For most students, snowfall on UBC campus can be an annoyance. For people reliant on wheelchairs and walkers, it can be much worse.
Students with mobility impairments are unhappy with UBC’s measures to facilitate accessibility during snowfall, saying navigating slippery and uncleared pathways can be next to impossible.
Second-year Arts student Mason McClement, who relies on a wheelchair, said he was forced to use a road last week when the wheelchair ramp to the Anthropology and Sociology Building “was completely covered [with] ice.”
“When I finally arrived [at] the ANSO, the conditions were very icy, causing me to lose traction on a number of occasions,” continued McClement. “The sidewalks I used to get there in the first place were not properly addressed, causing me to slide into the road at one point on the way.”
It is not just uncleared pathways that are causing trouble. Access to buildings is also a matter of concern for many students.
Students have reported uncleared snow at the entrances to buildings. “Sometimes the snow is not fully cleared near entrances to the buildings,” said commerce student Shaan Lail. “During the snowfall, I had difficulty entering the Henry Angus Building from the side entrance.”
“[This] leads me to question the system that the university adopts to prioritize efforts to clear ice and snow,” said McClement.
In a statement to The Ubyssey, Superintendent of Municipal and Construction Services Jenniffer Sheel said that accessibility is “very important to UBC.” She pointed out that “roads and pathways on campus are cleared according to a priority map that ensures important thoroughfares are maintained, and that buildings requiring wheelchair accessibility are clear of obstructions.”
But Building Operations does acknowledge that “only main walkways will be cleared” during snow removal because of the campus’ size. It also encourages students with mobility issues to “make your best assessment of the conditions before venturing across campus” during extreme weather.
Sheel assured that UBC strives to clear roads and pathways quickly to ensure that campus remains accessible in inclement weather.
“Anyone with concerns about routes that require clearing is encouraged to let us know right away,” she wrote.
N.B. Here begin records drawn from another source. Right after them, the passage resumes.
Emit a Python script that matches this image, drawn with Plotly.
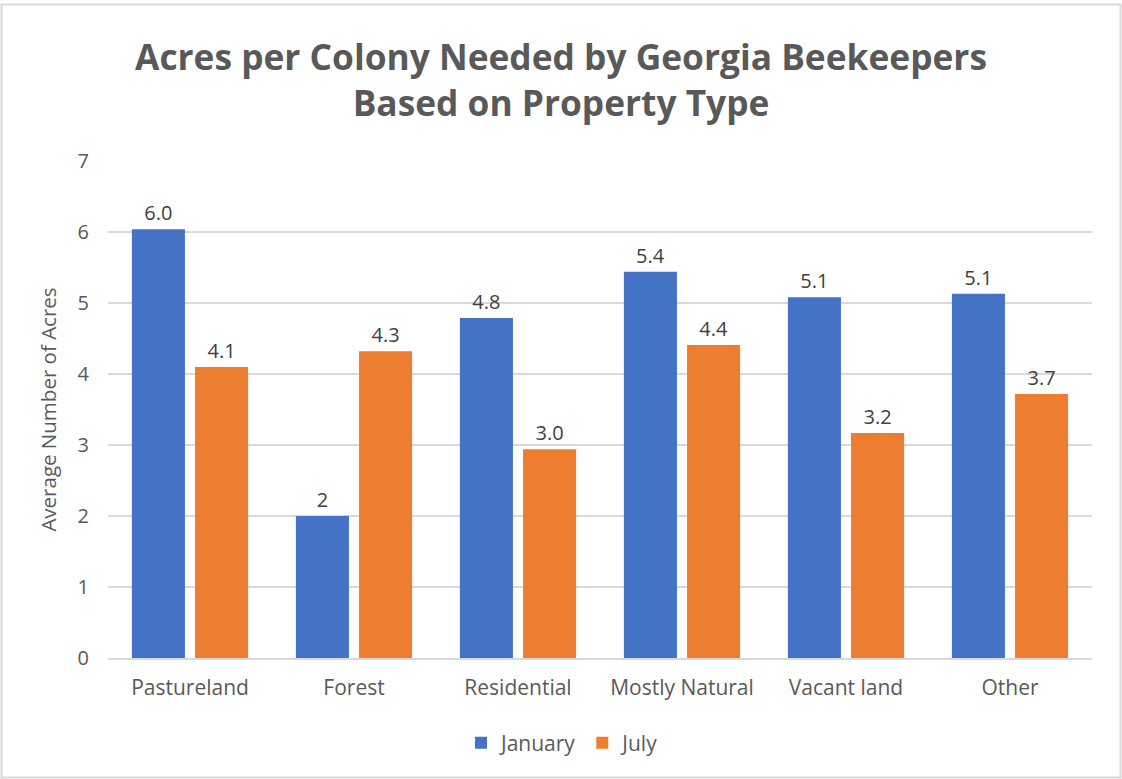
import plotly.graph_objects as go

categories = ["Pastureland", "Forest", "Residential", "Mostly Natural", "Vacant land", "Other"]
january = [6.04, 2.0, 4.79, 5.44, 5.08, 5.13]
july = [4.10, 4.32, 2.94, 4.41, 3.17, 3.72]
january_labels = ["6.0", "2", "4.8", "5.4", "5.1", "5.1"]
july_labels = ["4.1", "4.3", "3.0", "4.4", "3.2", "3.7"]
y_ticks = [0, 1, 2, 3, 4, 5, 6, 7]

FONT = "'Open Sans', sans-serif"
W, H = 1122, 779
PL, PR, PT, PB = 108, 1092, 161, 658
ML, MR, MT, MB = PL, W - PR, PT, H - PB
pw, ph = PR - PL, PB - PT

def px_x(x):
    return (x - PL) / pw

def px_y(y):
    return (PB - y) / ph

fig = go.Figure()
fig.add_trace(go.Bar(
    x=categories, y=january, name="January",
    text=january_labels, textposition="outside", cliponaxis=False,
    textfont=dict(size=20, color="#404040", family=FONT),
    marker=dict(color="#4472C4", line=dict(width=0)),
))
fig.add_trace(go.Bar(
    x=categories, y=july, name="July",
    text=july_labels, textposition="outside", cliponaxis=False,
    textfont=dict(size=20, color="#404040", family=FONT),
    marker=dict(color="#ED7D31", line=dict(width=0)),
))

fig.update_layout(
    width=W, height=H,
    margin=dict(l=ML, r=MR, t=MT, b=MB),
    paper_bgcolor="white", plot_bgcolor="white",
    font=dict(family=FONT, color="#595959"),
    title=dict(
        text="<b>Acres per Colony Needed by Georgia Beekeepers<br>Based on Property Type</b>",
        x=px_x(561), xanchor="center", xref="paper",
        y=1 - 70 / H, yanchor="middle", yref="container",
        font=dict(size=35.3, color="#595959", family=FONT),
    ),
    barmode="group", bargap=0.23, bargroupgap=0.16,
    showlegend=True,
    legend=dict(
        orientation="h", x=px_x(563), xanchor="center",
        y=px_y(743), yanchor="middle",
        font=dict(size=21, color="#595959", family=FONT),
        traceorder="normal",
    ),
)
fig.update_xaxes(
    showgrid=False, showline=True, linecolor="#D9D9D9", linewidth=1.5,
    ticks="", ticklabelstandoff=10, tickfont=dict(size=21, color="#595959", family=FONT),
)
fig.update_yaxes(
    range=[0, 7], tickvals=y_ticks, showgrid=True, gridcolor="#D9D9D9", gridwidth=1.5,
    zeroline=False, showline=False, ticks="", ticklabelstandoff=18,
    tickfont=dict(size=20, color="#595959", family=FONT),
    title=dict(text="Average Number of Acres", font=dict(size=20.5, color="#595959", family=FONT), standoff=15),
)
fig.add_shape(
    type="rect", xref="paper", yref="paper",
    x0=px_x(1.5), x1=px_x(1120.5), y0=px_y(777.5), y1=px_y(4.5),
    line=dict(color="#D9D9D9", width=2), fillcolor="rgba(0,0,0,0)", layer="below",
)
fig.write_html("out.html", config={"displayModeBar": False},
               post_script="document.body.style.margin='0';")
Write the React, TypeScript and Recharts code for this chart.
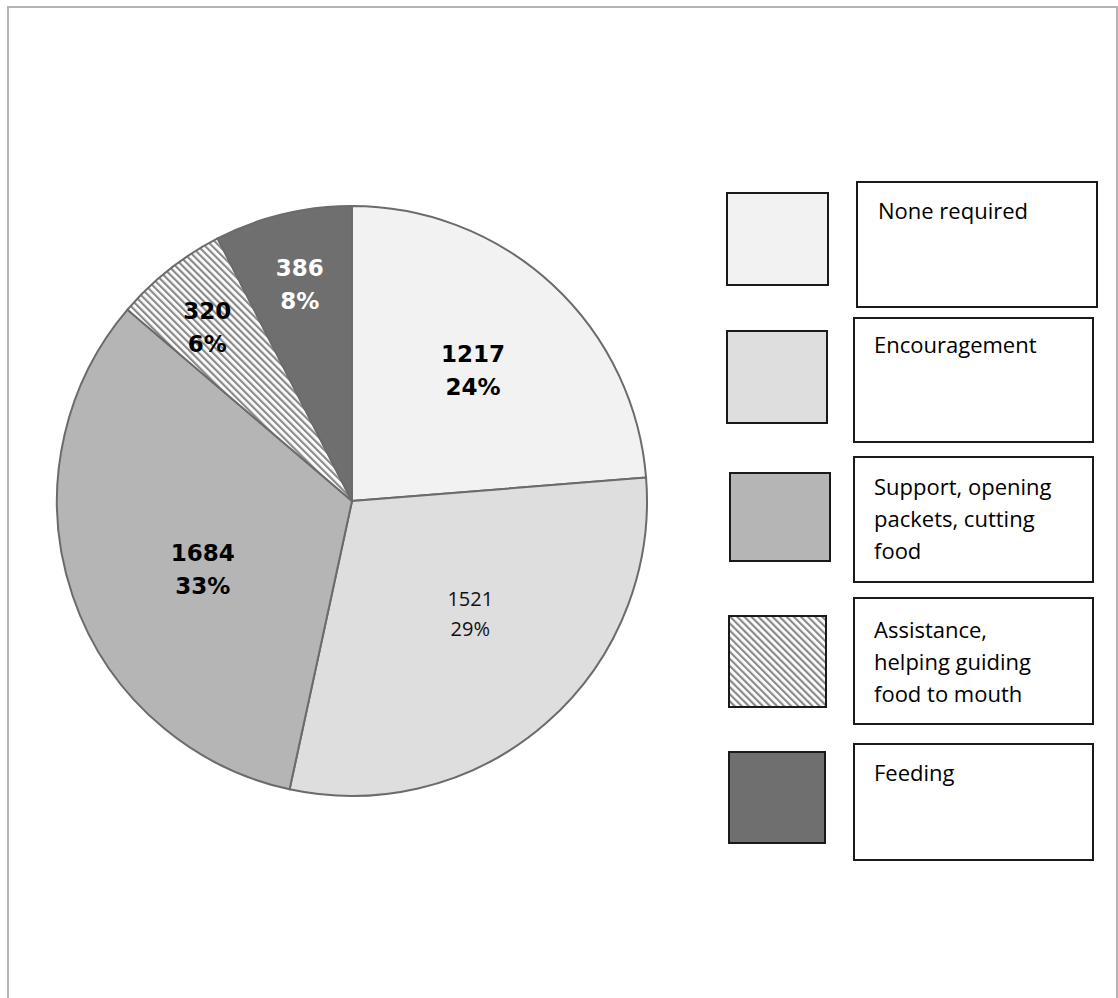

Affected students say UBC should do more to clear peripheral pathways, especially as many students might not be aware of who to contact when a crucial path is blocked.
“Not everyone is going to email or inform [them] about obstructed pathways,” said Lail.
McClement says he wants to see more on UBC’s part to listen to disabled students’ needs.
“[This is possible] if you consult them in a way that is predictable, apparent and open to consultation and discussion.” he said.